Making Things Right
or
And Everything Looks Worse in Black and White
There's a story that Peter Bogdanovich got sick of telling during all the press junkets he did for The Last Picture Show about why he shot in black and white rather than color. Truth was, that he started test-shots of the Archer City location (author Larry McMurtry's home town) in color, but the town always looked too good, and didn't have the sense of bleakness that he wanted. The story goes that he went to Orson Welles (who was staying at his house) and mused maybe he should shoot the movie in black and white. "Of COURSE you'll shoot it in black and white!" Welles barked back. After repeating the story over and over again at press interview after press interview, the last few times Bogdanovich simplified his answer: "Because Orson Welles told me to."
I don't think Alexander Payne shot Nebraska in black and white for that reason, or because it might recall the cover of the same-titled Bruce Springsteen album. But, I think the bleakness is there, running as an under-current through the film as a view of life—not rosy and pink with vitality, green with verdancy, but shades of gray and the occasional extreme of black or white—the palette for a story of folks with limited choices in the nuances of life...and truth. But, lest you think this one's about old folks with one foot in the grave, or Alzheimer's or something like that, it's not. Not really. It's about living life before you run out of it, and grabbing any kind of dignity out of that life, despite Nature's determination to take it away in any way it can.
And not to mention your relatives and acquaintances.
It's also a damned funny movie, in the same low-key, sometimes painful way that its writer, Bob Nelson, wrote sketches for the late, lamented "Almost Live!" show which seemed to focus more on human dysfunction, rather than Pacific Northwest eccentricities. The old saw "familiarity breeds contempt" is apt here, as the extended Gates family, long separated (for good reason, apparently), is blandly caustic, bringing up family histories and past imperfections as grist for the family grinding mill.
The story's simple and seemingly uneventful, but mindful of David Lynch's The Straight Story. Woodrow Gates (Bruce Dern) is picked up by the police walking the highway in Billings, Montana. "Where ya goin'?" says the Sheriff. "Headed down the road there,' says Woody, none too helpfully.
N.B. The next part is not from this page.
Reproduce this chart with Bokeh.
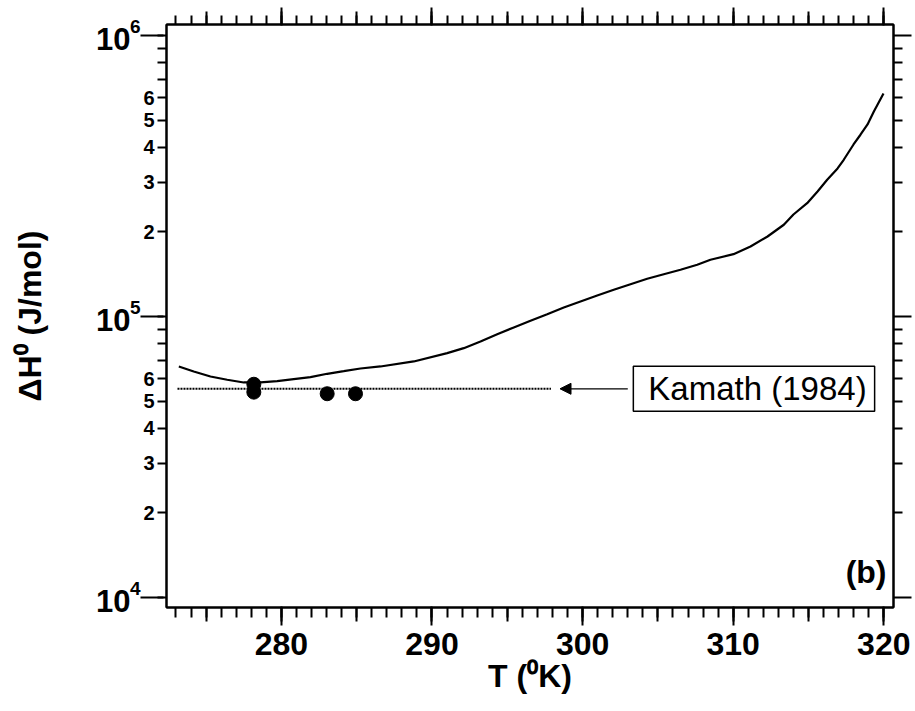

O-kay, there's a little detour to the police station, where his son David (Will Forte) comes to pick him up. "So you told the Sheriff you were walking to Nebraska..." Woody's wife (June Squibb) won't drive him, he doesn't have a car, and he won't be given money for the bus. The reason he wants to go to Nebraska (Lincoln, specifically) is because he got a certificate in the mail from a magazine promotion company saying that he could have won a million dollars. Woody doesn't "buy" that it's a way to get him to buy magazines; he thinks he's won it, so he's walking to Lincoln to get his million. Why didn't he just mail it in? "I'm not going to trust the mail with a million dollars." Makes perfect sense. Walking, though, doesn't.
There's no sympathy at home. Wife Kate won't entertain any of this "I didn't know the son-of-a-bitch wanted to be a millionaire! Know what I'd do with a million dollars? I'd put him in a home!!" Brother Ross (Bob Odenkirk) thinks Dad's senile and doesn't want to hear of it. Only David will entertain the notion of driving Woody to Lincoln, if only for the chance to connect with the old man. They set off with some hitches and fits along the way, eventually stopping at relatives' to get a breather from what would seem to be a continuing series of minor disasters. But, his old stomping grounds bring no comfort, as word soon gets around that Woody's driving to Lincoln to get a million dollars—a sum that strikes everyone dumb...and a little bit stupid. Old debts are brought up, and quite a few people want a part of that million dollars whether they deserve it or not...and for some reason, nobody thinks twice about how Woody might have come into that money—the amount leaves them a little blinkered. And envious. And opportunistic.
For David, it's an opportunity to gain some perspective (just the ability to see Woody's past surroundings adds a little knowledge) and, as he's stuck in a pattern of "getting by," some insight into both Dad and himself. By the time the two ride off into the last shot—one of the loveliest and most potent of the past year's movies, a black-and-white sunset—a nice, warming resolution has been reached. But not too warming. It is a sunset. And it is in black-and-white, lest it betray any cheer or a rosy sensibility. Payne, evidently, did make a color version of Nebraska to satisfy some niche contractual requirements for the studio (Paramount Vantage), but has expressed hope that it never sees the light of electronics.
OF COURSE, it won't. It would be a completely different movie, and a less effective one.